:: Recorded data ::
>> Start

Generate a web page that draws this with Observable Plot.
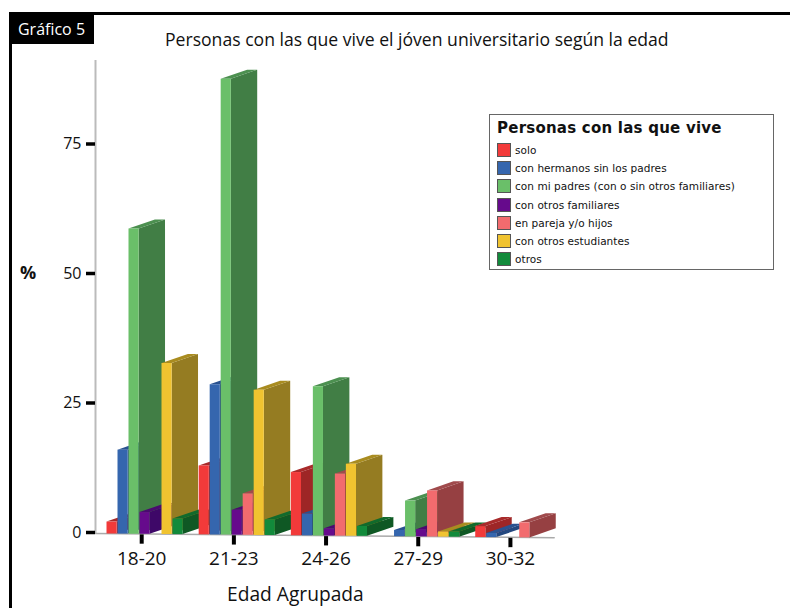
<!DOCTYPE html>
<html lang="es">
<head>
<meta charset="utf-8">
<script src="https://cdn.jsdelivr.net/npm/d3@7"></script>
<script src="https://cdn.jsdelivr.net/npm/@observablehq/plot@0.6"></script>
<style>
  html, body { margin: 0; padding: 0; background: #fff; }
  #page { position: relative; width: 790px; height: 608px; overflow: hidden; font-family: "Open Sans", sans-serif; color: #111; }
  #page svg { position: absolute; left: 0; top: 0; }
  .frameTop { position: absolute; left: 9px; top: 12px; width: 781px; height: 3px; background: #000; }
  .frameLeft { position: absolute; left: 9px; top: 12px; width: 3px; height: 596px; background: #000; }
  .badge { position: absolute; left: 10px; top: 14px; width: 84px; height: 30px; background: #000; color: #fff; font-size: 16px; line-height: 30px; text-align: center; text-indent: -1px; }
  .title { position: absolute; left: 165px; top: 27px; font-size: 17.6px; line-height: 24px; white-space: nowrap; }
  .ylab { position: absolute; left: 20px; top: 260px; font-size: 18px; line-height: 24px; font-weight: 700; }
  .xlab { position: absolute; left: 227px; top: 582px; font-size: 19.2px; line-height: 24px; white-space: nowrap; }
  .legend { position: absolute; left: 489px; top: 114px; width: 285px; height: 156px; box-sizing: border-box; border: 1.5px solid #666; background: #fff; font-family: "DejaVu Sans", sans-serif; }
  .legend .lt { position: absolute; left: 7px; top: 3px; font-size: 15px; line-height: 20px; font-weight: 700; white-space: nowrap; letter-spacing: 0.23px; }
  .legend .row { position: absolute; left: 7px; height: 14px; white-space: nowrap; font-size: 10.5px; line-height: 14px; letter-spacing: 0.05px; }
  .legend .sw { display: inline-block; width: 12px; height: 12px; border: 1px solid #555; vertical-align: top; margin-right: 4px; }
</style>
</head>
<body>
<div id="page"></div>
<script>
const groups = ["18-20", "21-23", "24-26", "27-29", "30-32"];
const seriesNames = [
  "solo",
  "con hermanos sin los padres",
  "con mi padres (con o sin otros familiares)",
  "con otros familiares",
  "en pareja y/o hijos",
  "con otros estudiantes",
  "otros"
];
const solo       = [2.3, 13.3, 12.2, null, 2.1];
const hermanos   = [16.2, 29, 4.2, 1.2, 0.8];
const padres     = [58.9, 88, 28.8, 6.9, null];
const familiares = [4.2, 4.8, 1.4, 1.4, null];
const pareja     = [null, 8, 12, 8.9, 2.9];
const estudiantes= [33, 28, 13.9, 1, null];
const otros      = [3, 3, 1.9, 1, null];
const seriesValues = [solo, hermanos, padres, familiares, pareja, estudiantes, otros];

const frontColors = ["#F23A3A", "#3566AE", "#6ABF69", "#660A8C", "#F26B6E", "#F0C330", "#128A3B"];
const sideColors  = ["#9E2626", "#24487F", "#417E45", "#3E0868", "#964042", "#957C22", "#0F5824"];
const topColors   = ["#A82A2A", "#2A5290", "#4C9050", "#4A0A70", "#A04A4C", "#A98C20", "#116A2C"];

// Chart geometry, in x slots and y percent
const groupStride = 8.38;   // slots between two age groups
const barWidth = 0.92;      // width of a bar's front face, in slots
const depthX = 2.4;         // oblique depth of a bar, in slots
const depthY = 1.75;        // oblique rise of a bar, in percent
const tilt = 0.02;          // the floor drops slightly to the right
const floor = (x) => -tilt * x;

const faces = [];
groups.forEach((g, gi) => {
  seriesValues.forEach((vals, si) => {
    const v = vals[gi];
    if (v == null) return;
    const x0 = gi * groupStride + si, x1 = x0 + barWidth;
    const b = floor(x0), t = b + v;
    const id = `${gi}-${si}`;
    const push = (face, fill, pts) => pts.forEach(([x, y]) => faces.push({z: id + face, fill, x, y}));
    push("s", sideColors[si], [[x1, b], [x1 + depthX, b + depthY], [x1 + depthX, t + depthY], [x1, t]]);
    push("t", topColors[si], [[x0, t], [x1, t], [x1 + depthX, t + depthY], [x0 + depthX, t + depthY]]);
    push("f", frontColors[si], [[x0, b], [x1, b], [x1, t], [x0, t]]);
  });
});

const tickSlots = groups.map((g, i) => 3.2 + i * groupStride);
const floorLine = [-1.0, 40.7].map((x) => ({x, y: floor(x)}));

const chart = Plot.plot({
  width: 790,
  height: 608,
  marginLeft: 95,
  marginRight: 20,
  marginTop: 60,
  marginBottom: 60,
  style: {fontFamily: '"Open Sans", sans-serif', background: "transparent", color: "#111"},
  x: {type: "linear", domain: [0, 7], range: [106, 183], axis: null},
  y: {type: "linear", domain: [0, 75], range: [533, 144.5], axis: null},
  color: {type: "identity"},
  marks: [
    Plot.ruleX([-1], {y1: 0, y2: 91.3, stroke: "#bbb", strokeWidth: 2}),
    Plot.line(floorLine, {x: "x", y: "y", stroke: "#aaa", strokeWidth: 1.5}),
    Plot.line(faces, {x: "x", y: "y", z: "z", fill: "fill", stroke: "none"}),
    Plot.axisY([0, 25, 50, 75], {
      anchor: "left", tickSize: 9, tickPadding: 5, strokeWidth: 3.5, stroke: "#000",
      fontSize: 16, label: null, fill: "#111", textStroke: "none", dy: -1
    }),
    Plot.ruleX(tickSlots, {
      x: (d) => d, y1: (d) => floor(d) - 0.2, y2: (d) => floor(d) - 2, stroke: "#000", strokeWidth: 4
    }),
    Plot.axisX(tickSlots, {
      anchor: "bottom", tickSize: 0, tickPadding: 3, fontSize: 19, label: null, fill: "#111",
      tickFormat: (d, i) => groups[tickSlots.indexOf(d)]
    })
  ]
});

const page = document.getElementById("page");
page.appendChild(chart);

function addDiv(cls, text) {
  const el = document.createElement("div");
  el.className = cls;
  if (text) el.textContent = text;
  page.appendChild(el);
  return el;
}
addDiv("frameTop");
addDiv("frameLeft");
addDiv("badge", "Gráfico 5");
addDiv("title", "Personas con las que vive el jóven universitario según la edad");
addDiv("ylab", "%");
addDiv("xlab", "Edad Agrupada");

const legend = addDiv("legend");
const lt = document.createElement("div");
lt.className = "lt";
lt.textContent = "Personas con las que vive";
legend.appendChild(lt);
seriesNames.forEach((name, i) => {
  const row = document.createElement("div");
  row.className = "row";
  row.style.top = `${28 + i * 18.2}px`;
  const sw = document.createElement("span");
  sw.className = "sw";
  sw.style.background = frontColors[i];
  row.appendChild(sw);
  row.appendChild(document.createTextNode(name));
  legend.appendChild(row);
});
</script>
</body>
</html>
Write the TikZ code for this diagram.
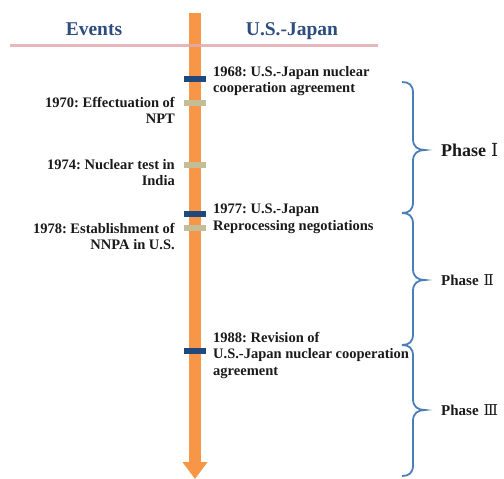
\documentclass[tikz,border=0pt]{standalone}
\usepackage{fontspec}
\setmainfont{Liberation Serif}
\newfontfamily\numfont{DejaVu Serif}
\usetikzlibrary{arrows.meta}
\frenchspacing
\definecolor{barorange}{HTML}{F79646}
\definecolor{mblue}{HTML}{1F497D}
\definecolor{mtan}{HTML}{C4BD97}
\definecolor{hdrblue}{HTML}{2C4D7E}
\definecolor{rose}{HTML}{E3A9AF}
\definecolor{brblue}{HTML}{4A7EBB}
\definecolor{txt}{HTML}{1A1A1A}
\newcommand\phbrace[3]{%
  \draw[brace] (402,#1) .. controls (409,#1) and (413,#1+3) .. (413,#1+11)
    -- (413,#2-11) .. controls (413,#2-3) and (418,#2) .. (425,#2)
    .. controls (418,#2) and (413,#2+3) .. (413,#2+11)
    -- (413,#3-11) .. controls (413,#3-3) and (409,#3) .. (402,#3);}
\begin{document}
\begin{tikzpicture}[x=1pt,y=-1pt,
  marker/.style={minimum width=22pt,minimum height=6pt,inner sep=0pt,draw=none},
  usmark/.style={marker,fill=mblue},
  evmark/.style={marker,fill=mtan},
  evtxt/.style={font=\fontsize{14.5}{16.5}\selectfont\bfseries\frenchspacing,text=txt,inner sep=0pt,align=right,anchor=north east},
  ustxt/.style={font=\fontsize{14.5}{16.5}\selectfont\bfseries\frenchspacing,text=txt,inner sep=0pt,align=left,anchor=north west},
  hdr/.style={font=\fontsize{19.5}{22}\selectfont\bfseries,text=hdrblue,inner sep=0pt,anchor=base},
  brace/.style={draw=brblue,line width=1.8pt},
  phase/.style={text=txt,anchor=west,inner sep=0pt}]
\useasboundingbox (0,0) rectangle (504,479);
% timeline bar
\coordinate (bartop) at (195,13);
\coordinate (barend) at (195,479);
\draw[barorange,line width=12pt,-{Triangle[width=24pt,length=17pt]}] (bartop) -- (barend);
% header line
\coordinate (hl) at (10,45);
\coordinate (hr) at (378,45);
\draw[rose,line width=3pt,opacity=0.85] (hl) -- (hr);
% headers
\node[hdr] (hev) at (94,35) {Events};
\node[hdr] (hus) at (292,35) {U.S.-Japan};
% markers
\node[usmark] (m1968) at (195,78.5) {};
\node[evmark] (m1970) at (195,102.5) {};
\node[evmark] (m1974) at (195,165) {};
\node[usmark] (m1977) at (195,214) {};
\node[evmark] (m1978) at (195,228) {};
\node[usmark] (m1988) at (195,350.5) {};
% texts
\node[ustxt] (t1968) at (213,66) {1968: U.S.-Japan nuclear\\cooperation agreement};
\node[evtxt] (t1970) at (175,97) {1970: Effectuation of\\NPT};
\node[evtxt] (t1974) at (175,159) {1974: Nuclear test in\\India};
\node[ustxt] (t1977) at (213,204) {1977: U.S.-Japan\\Reprocessing negotiations};
\node[evtxt] (t1978) at (175,223) {1978: Establishment of\\NNPA in U.S.};
\node[ustxt] (t1988) at (213,332) {1988: Revision of\\U.S.-Japan nuclear cooperation\\agreement};
% braces
\phbrace{82}{150}{213}
\phbrace{213}{280}{345}
\phbrace{345}{410}{476}
% phase labels
\node[phase,font=\fontsize{18}{20}\selectfont\bfseries] (p1) at (441,150) {Phase\hspace{5pt}{\numfont\mdseries Ⅰ}};
\node[phase,font=\fontsize{15}{17}\selectfont\bfseries] (p2) at (441,280) {Phase\hspace{5pt}{\numfont\mdseries Ⅱ}};
\node[phase,font=\fontsize{15}{17}\selectfont\bfseries] (p3) at (441,410) {Phase\hspace{5pt}{\numfont\mdseries Ⅲ}};
\end{tikzpicture}
\end{document}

>> End

:: Task instructions ::
Using the listing above, list every line in which the string "this" occurs.

:: Answer below ::
Generate a web page that draws this with Observable Plot.
Write the TikZ code for this diagram.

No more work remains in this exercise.